The first orthogonality relation is

${\displaystyle \sum _{J=|j_{1}-j_{2}|}^{j_{1}+j_{2}}\sum _{M=-J}^{J}\langle j_{1}m_{1}j_{2}m_{2}|JM\rangle \langle JM|j_{1}m_{1}'j_{2}m_{2}'\rangle =\delta _{m_{1},m_{1}'}\delta _{m_{2},m_{2}'}}$

and the second

${\displaystyle \sum _{m_{1}m_{2}}\langle JM|j_{1}m_{1}j_{2}m_{2}\rangle \langle j_{1}m_{1}j_{2}m_{2}|J'M'\rangle =\delta _{J,J'}\delta _{M,M'}.}$

## Special cases

For ${\displaystyle J=0\,}$ the Clebsch-Gordan coefficients are given by

${\displaystyle \langle j_{1}m_{1}j_{2}m_{2}|00\rangle =\delta _{j_{1},j_{2}}\delta _{m_{1},-m_{2}}{\frac {(-1)^{j_{1}-m_{1}}}{\sqrt {2j_{2}+1}}}.}$
${\displaystyle \langle j_{1}m_{1}00|JM\rangle =\delta _{j_{1}J}\delta _{m_{1},M},\qquad j_{1}\geq 0.}$

For ${\displaystyle J=j_{1}+j_{2}\,}$ and ${\displaystyle M=J\,}$ we have

${\displaystyle \langle j_{1}j_{1}j_{2}j_{2}|(j_{1}+j_{2})(j_{1}+j_{2})\rangle =1.}$

## Symmetry properties

${\displaystyle \langle j_{1}m_{1}j_{2}m_{2}|JM\rangle =(-1)^{j_{1}+j_{2}-J}\langle j_{1}{-m_{1}}j_{2}{-m_{2}}|J{-M}\rangle =(-1)^{j_{1}+j_{2}-J}\langle j_{2}m_{2}j_{1}m_{1}|JM\rangle .}$

## Relation to 3-jm symbols

Clebsch-Gordan coefficients are related to 3-jm symbols which have more convenient symmetry relations.
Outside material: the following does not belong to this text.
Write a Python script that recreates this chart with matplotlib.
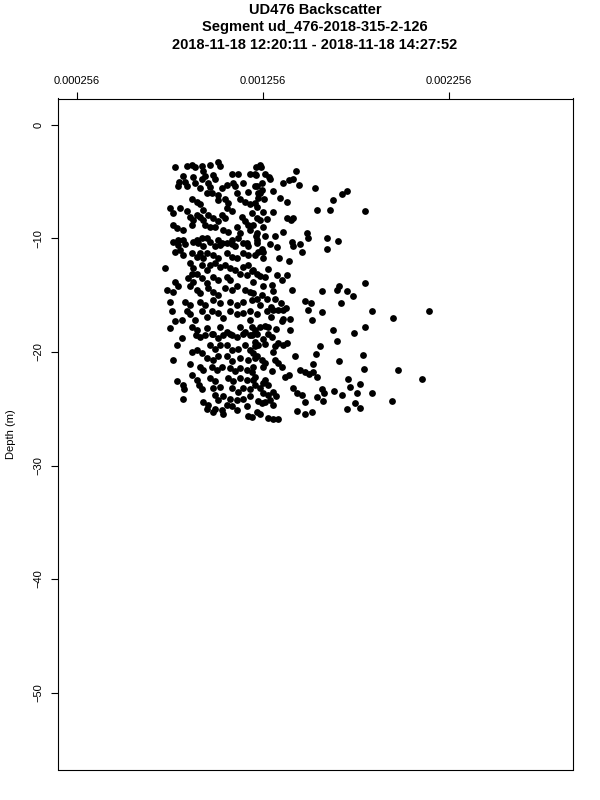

${\displaystyle \langle j_{1}m_{1}j_{2}m_{2}|j_{3}m_{3}\rangle =(-1)^{j_{1}-j_{2}+m_{3}}{\sqrt {2j_{3}+1}}{\begin{pmatrix}j_{1}&j_{2}&j_{3}\\m_{1}&m_{2}&-m_{3}\end{pmatrix}}.}$

## Notes

1. The kets |(j1j2)JM⟩ and |JM⟩ denote the same state; the latter is used if it is not important that this state arose by coupling two states with angular momenta j1 and j2, or if the state arose in another way.